China’s young professionals are developing a serious craze for downhill skiing
China’s newly affluent are embracing skiing in a huge way, packing up their ski racks for resorts across snowfall enveloped northeastern China.
The winter sport was brought into focus thanks to backing from President Xi Jinping, who has decreed that the 2022 Beijing Winter Olympics will transform 300 million non-skiers into downhill enthusiasts. That translates into a more than 20-fold surge, given only an estimated 13 million people in China hit the slopes regularly, according to official data.
While skiing, like golf, has been known as a slightly elitist endeavour, it has been embraced as a populist sport in China over the recent years. Visits to local skill hills in the world’s most populous country have more than doubled since 2010, according to a report by China’s biggest homebuilder China Vanke.
Also rapidly growing are ski resorts across the country, as a construction boom lifted the number to 568 in 2015, up 110 per cent from five years earlier, the report said.
“You have a big part of China that has a lot of snow, and a big group of people who are wealthy and keen on having a taste of skiing,” said Robert Koepp, director with The Economist Corporate Network. “There is so much room to grow.”
Dalian Wanda Group, controlled by China’s richest man Wang Jianlin, splashed out 20 billion yuan to build a ski resort with 43 trails alongside Sheraton and Westin hotels in Changbaishan, a mountain range on the border between China and North Korea.
Only scores of miles away lies Club Med’s opulent Beidahu resort, which houses a vertical drop of more than 800 metres. The French resort operator made its debut in China with a premier Canadian-style alpine ski hotel in Yabuli, a remote site in northeastern Helongjiang province celebrated as a national hub of winter sports.
The vacation spot is where China’s prominent business figures gather for the China Entrepreneurs Conference every November.
Until recently, the sport has been dominated by the newly affluent. William Zhong, who works for a venture capital firm in Beijing, has been passionate about the sport since he visited Hokkaido.
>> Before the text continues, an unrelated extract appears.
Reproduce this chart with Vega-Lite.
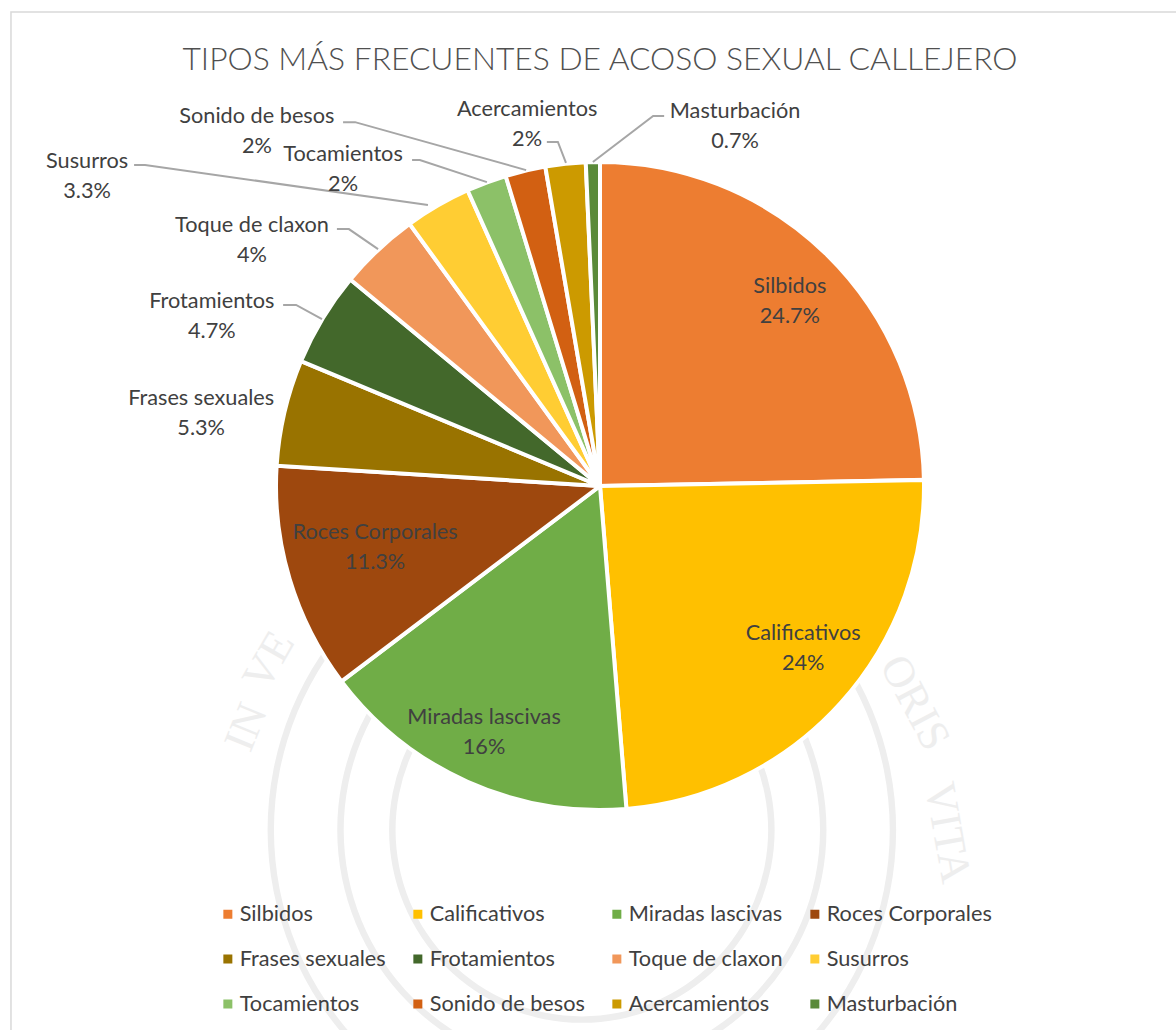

“It is cool, and thrilling. I felt like I was flying when hurtling down the hill,” the 26-year-old said. “Instead of staying in smog-blanketed Beijing, I would rather spend my weekend on the outskirts of Beijing skiing.”
He did suffer minor injuries when hitting the slopes as a beginner, but eventually graduated to advanced trails following months of practise. He bought a complete set of gear, including skis, boots and helmet online.
The swelling demand for ski equipment is also nurturing a market for China’s largest domestic sportswear maker Anta Sports Products. The Fujian-based apparel maker partnered with Japanese outdoor equipment maker Descente last year in a bid to jointly promote their brands in China.
“We also plan to launch snow sports goods under our own brand in the fourth quarter of the year,” said James Zheng, executive director of Anta Sports Products.